On the Annunciation
Mary is the "Sedes Sapientiæ," the Seat of Wisdom
MARY has this title in her Litany, because the Son of God, who is also called in Scripture the Word and Wisdom of God, once dwelt in her, and then, after His birth of her, was carried in her arms and seated in her lap in His first years. Thus, being, as it were, the human throne of Him who reigns in heaven, she is called the Seat of Wisdom. In the poet's words:--
His throne, thy bosom blest,
O Mother undefiled,
That Throne, if aught beneath the skies,
Beseems the sinless Child.
But the possession of her Son lasted beyond His infancy—He was under her rule, as St. Luke tells us, and lived with her in her house, till He went forth to preach—that is, for at least a whole thirty years. And this brings us to a reflection about her, cognate to that which was suggested to us yesterday by the title of "Mirror of Justice." For if such close and continued intimacy with her Son created in her a sanctity inconceivably great, must not also the knowledge which she gained during those many years from His conversation of present, past, and future, have been so large, and so profound, and so diversified, and so thorough, that, though she was a poor woman without human advantages, she must in her knowledge of creation, of the universe, and of history, have excelled the greatest of philosophers, and in her theological knowledge the greatest of theologians, and in her prophetic discernment the most favoured of prophets?

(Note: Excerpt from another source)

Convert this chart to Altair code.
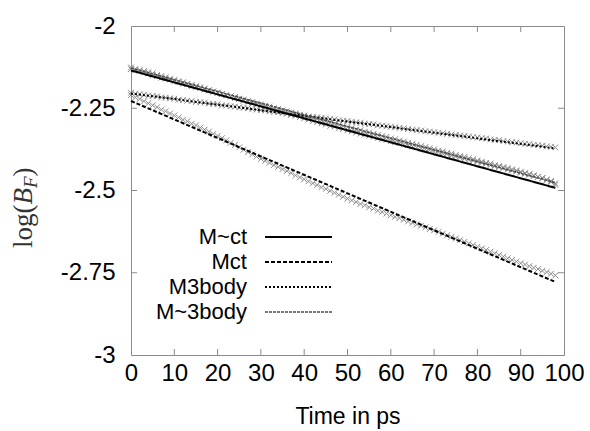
import altair as alt
import pandas as pd

# ---- data -------------------------------------------------------------
time_ps = list(range(99))

mtct_pts = [
    -2.131, -2.134, -2.136, -2.141, -2.143, -2.150, -2.152, -2.157, -2.160, -2.163,
    -2.168, -2.170, -2.175, -2.177, -2.183, -2.185, -2.188, -2.193, -2.196, -2.200,
    -2.203, -2.207, -2.210, -2.214, -2.216, -2.221, -2.224, -2.228, -2.231, -2.236,
    -2.238, -2.242, -2.245, -2.250, -2.252, -2.256, -2.259, -2.263, -2.266, -2.270,
    -2.273, -2.278, -2.280, -2.283, -2.288, -2.290, -2.294, -2.297, -2.301, -2.304,
    -2.308, -2.311, -2.315, -2.317, -2.322, -2.324, -2.328, -2.331, -2.335, -2.337,
    -2.342, -2.344, -2.349, -2.351, -2.355, -2.358, -2.361, -2.365, -2.368, -2.372,
    -2.375, -2.379, -2.381, -2.386, -2.388, -2.392, -2.395, -2.398, -2.402, -2.405,
    -2.409, -2.412, -2.416, -2.418, -2.423, -2.425, -2.429, -2.432, -2.436, -2.439,
    -2.443, -2.447, -2.450, -2.454, -2.458, -2.462, -2.468, -2.474, -2.483,
]

mct_pts = [
    -2.210, -2.217, -2.222, -2.229, -2.235, -2.241, -2.247, -2.254, -2.259, -2.266,
    -2.272, -2.278, -2.285, -2.290, -2.297, -2.302, -2.309, -2.315, -2.321, -2.328,
    -2.334, -2.341, -2.348, -2.355, -2.362, -2.369, -2.376, -2.383, -2.390, -2.397,
    -2.404, -2.410, -2.416, -2.423, -2.428, -2.435, -2.441, -2.447, -2.454, -2.460,
    -2.466, -2.472, -2.478, -2.483, -2.490, -2.495, -2.501, -2.507, -2.513, -2.519,
    -2.525, -2.530, -2.535, -2.541, -2.545, -2.551, -2.555, -2.561, -2.565, -2.570,
    -2.575, -2.580, -2.584, -2.589, -2.594, -2.598, -2.603, -2.607, -2.612, -2.617,
    -2.621, -2.626, -2.631, -2.636, -2.641, -2.646, -2.651, -2.656, -2.661, -2.666,
    -2.671, -2.676, -2.681, -2.686, -2.691, -2.696, -2.701, -2.706, -2.711, -2.716,
    -2.721, -2.725, -2.730, -2.735, -2.739, -2.744, -2.748, -2.753, -2.758,
]

m3body_pts = [
    -2.203, -2.206, -2.207, -2.209, -2.212, -2.213, -2.214, -2.217, -2.218, -2.220,
    -2.221, -2.224, -2.225, -2.227, -2.228, -2.231, -2.232, -2.233, -2.236, -2.237,
    -2.238, -2.241, -2.242, -2.244, -2.245, -2.247, -2.249, -2.250, -2.253, -2.254,
    -2.256, -2.257, -2.259, -2.261, -2.262, -2.265, -2.266, -2.267, -2.270, -2.271,
    -2.272, -2.275, -2.276, -2.278, -2.279, -2.281, -2.283, -2.284, -2.287, -2.288,
    -2.289, -2.291, -2.293, -2.294, -2.297, -2.298, -2.299, -2.302, -2.303, -2.305,
    -2.306, -2.308, -2.310, -2.311, -2.313, -2.315, -2.316, -2.318, -2.320, -2.321,
    -2.323, -2.325, -2.326, -2.328, -2.330, -2.331, -2.333, -2.334, -2.336, -2.338,
    -2.339, -2.341, -2.342, -2.345, -2.346, -2.347, -2.350, -2.351, -2.353, -2.354,
    -2.356, -2.358, -2.359, -2.361, -2.362, -2.364, -2.366, -2.367, -2.369,
]

mt3body_pts = [
    -2.126, -2.131, -2.134, -2.137, -2.141, -2.144, -2.149, -2.152, -2.156, -2.160,
    -2.164, -2.168, -2.171, -2.176, -2.179, -2.183, -2.187, -2.190, -2.195, -2.199,
    -2.203, -2.206, -2.211, -2.214, -2.219, -2.222, -2.227, -2.230, -2.235, -2.239,
    -2.243, -2.246, -2.251, -2.254, -2.259, -2.262, -2.266, -2.270, -2.273, -2.277,
    -2.281, -2.284, -2.289, -2.292, -2.296, -2.299, -2.304, -2.306, -2.311, -2.313,
    -2.317, -2.320, -2.324, -2.327, -2.330, -2.334, -2.337, -2.340, -2.344, -2.346,
    -2.350, -2.353, -2.356, -2.360, -2.362, -2.366, -2.369, -2.372, -2.375, -2.378,
    -2.382, -2.384, -2.388, -2.390, -2.394, -2.397, -2.400, -2.403, -2.407, -2.409,
    -2.413, -2.416, -2.419, -2.423, -2.426, -2.429, -2.432, -2.436, -2.439, -2.442,
    -2.446, -2.449, -2.452, -2.456, -2.459, -2.463, -2.467, -2.471, -2.478,
]

# straight-line fits, evaluated at the ends of the time range
fit_t = [0, 98]
fit_mtct = [-2.135, -2.492]
fit_mct = [-2.228, -2.778]
fit_m3body = [-2.205, -2.372]
fit_mt3body = [-2.128, -2.476]

series = ["M~ct", "Mct", "M3body", "M~3body"]
x_ticks = [0, 10, 20, 30, 40, 50, 60, 70, 80, 90, 100]
y_ticks = [-3, -2.75, -2.5, -2.25, -2]

# ---- styling ----------------------------------------------------------
W, H = 433, 329
SANS = "Liberation Sans"
SERIF = "Liberation Serif"
FRAME = "#8a8a8a"
MARK_GREY = "#8c8c8c"

line_style = {
    "M~ct":    dict(color="#000000", strokeWidth=2.0, dash=[1, 0]),
    "Mct":     dict(color="#000000", strokeWidth=2.0, dash=[4, 2]),
    "M3body":  dict(color="#000000", strokeWidth=2.0, dash=[2, 2]),
    "M~3body": dict(color="#4a4a4a", strokeWidth=1.5, dash=[3, 1]),
}

raw = {"M~ct": mtct_pts, "Mct": mct_pts, "M3body": m3body_pts, "M~3body": mt3body_pts}
fits = {"M~ct": fit_mtct, "Mct": fit_mct, "M3body": fit_m3body, "M~3body": fit_mt3body}

pts = pd.DataFrame(
    [{"series": s, "t": t, "v": v} for s in series for t, v in zip(time_ps, raw[s])]
)

x_scale = alt.Scale(domain=[0, 100], nice=False, zero=False)
y_scale = alt.Scale(domain=[-3, -2], nice=False, zero=False)

x_axis = alt.Axis(
    values=x_ticks, ticks=False, tickSize=0, domain=False, grid=False,
    labelFont=SANS, labelFontSize=24, labelColor="#000000", labelPadding=6,
    labelFlush=False, title="Time in ps", titleFont=SANS, titleFontSize=23,
    titleFontWeight="normal", titleColor="#000000", titlePadding=20,
)
y_axis = alt.Axis(
    values=y_ticks, ticks=False, tickSize=0, domain=False, grid=False,
    labelFont=SANS, labelFontSize=24, labelColor="#000000", labelPadding=16,
    labelFlush=False, labelExpr="toString(datum.value)", title=None,
)

# grey x markers for the sampled values
markers = alt.Chart(pts).mark_point(
    shape="M-1,-1L1,1M-1,1L1,-1", filled=False, size=34,
    strokeWidth=1, color=MARK_GREY, opacity=1,
).encode(
    x=alt.X("t:Q", scale=x_scale, axis=x_axis),
    y=alt.Y("v:Q", scale=y_scale, axis=y_axis),
    detail="series:N",
)

layers = [markers]

# fitted lines
for s in series:
    st = line_style[s]
    df = pd.DataFrame({"t": fit_t, "v": fits[s]})
    layers.append(
        alt.Chart(df).mark_line(
            color=st["color"], strokeWidth=st["strokeWidth"], strokeDash=st["dash"],
        ).encode(x=alt.X("t:Q", scale=x_scale), y=alt.Y("v:Q", scale=y_scale))
    )

# inward tick marks on all four sides
xt = pd.DataFrame({"t": x_ticks[1:-1]})
yt = pd.DataFrame({"v": y_ticks[1:-1]})
TL = 6
tick_style = dict(color=FRAME, strokeWidth=1)
layers += [
    alt.Chart(xt).mark_rule(**tick_style).encode(
        x=alt.X("t:Q", scale=x_scale), y=alt.value(H), y2=alt.value(H - TL)),
    alt.Chart(xt).mark_rule(**tick_style).encode(
        x=alt.X("t:Q", scale=x_scale), y=alt.value(0), y2=alt.value(TL)),
    alt.Chart(yt).mark_rule(**tick_style).encode(
        y=alt.Y("v:Q", scale=y_scale), x=alt.value(0), x2=alt.value(TL)),
    alt.Chart(yt).mark_rule(**tick_style).encode(
        y=alt.Y("v:Q", scale=y_scale), x=alt.value(W), x2=alt.value(W - TL)),
]

# key in the lower-left corner: label on the left, line sample on the right
for i, s in enumerate(series):
    st = line_style[s]
    row_y = 211 + 25 * i
    layers.append(
        alt.Chart(pd.DataFrame({"label": [s]})).mark_text(
            align="right", baseline="middle", font=SANS, fontSize=22, color="#000000",
        ).encode(x=alt.value(116), y=alt.value(row_y), text="label:N")
    )
    layers.append(
        alt.Chart(pd.DataFrame({"label": [s]})).mark_rule(
            color=st["color"], strokeWidth=st["strokeWidth"], strokeDash=st["dash"],
        ).encode(x=alt.value(134), x2=alt.value(201), y=alt.value(row_y))
    )

# y-axis title log(B_F), set piece by piece and rotated
ytitle = [
    ("log(", 222.0, -99, 27, "normal"),
    ("B", 178.5, -99, 27, "italic"),
    ("F", 162.0, -94, 19, "italic"),
    (")", 150.5, -99, 27, "normal"),
]
for txt, yy, xx, fs, style in ytitle:
    layers.append(
        alt.Chart(pd.DataFrame({"txt": [txt]})).mark_text(
            align="left", baseline="alphabetic", angle=270, font=SERIF,
            fontSize=fs, fontStyle=style, color="#333333",
        ).encode(x=alt.value(xx), y=alt.value(yy), text="txt:N")
    )

chart = alt.layer(*layers).properties(
    width=W, height=H,
    autosize=alt.AutoSizeParams(type="none"),
    padding={"left": 131, "top": 26, "right": 26, "bottom": 76},
    background="#ffffff",
).configure_view(stroke=FRAME, strokeWidth=1)

chart.save("out.html", embed_options={"renderer": "svg", "actions": False})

What was the grand theme of conversation between her and her Son but the nature, the attributes, the providence, and the works of Almighty God? Would not our Lord be ever glorifying the Father who sent Him? Would He not unfold to her the solemn eternal decrees, and the purposes and will of God? Would He not from time to time enlighten her in all those points of doctrine which have been first discussed and then settled in the Church from the time of the Apostles till now, and all that shall be till the end,—nay, these, and far more than these? All that is obscure, all that is fragmentary in revelation, would, so far as the knowledge is possible to man, be brought out to her in clearness and simplicity by Him who is the Light of the World.
And so of the events which are to come. God spoke to the Prophets: we have His communications to them in Scripture. But He spoke to them in figure and parable. There was one, viz., Moses, to whom He vouchsafed to speak face to face. "If there be among you a prophet of the Lord," God says, "I will appear to him in a vision, and I will speak to him in a dream. But it is not so with my servant Moses ... For I will speak to him mouth to mouth, and plainly, and not by riddles and figures doth he see the Lord." This was the great privilege of the inspired Lawgiver of the Jews; but how much was it below that of Mary! Moses had the privilege only now and then, from time to time; but Mary for thirty continuous years saw and heard Him, being all through that time face to face with Him, and being able to ask Him any question which she wished explained, and knowing that the answers she received were from the Eternal God, who neither deceives nor can be deceived.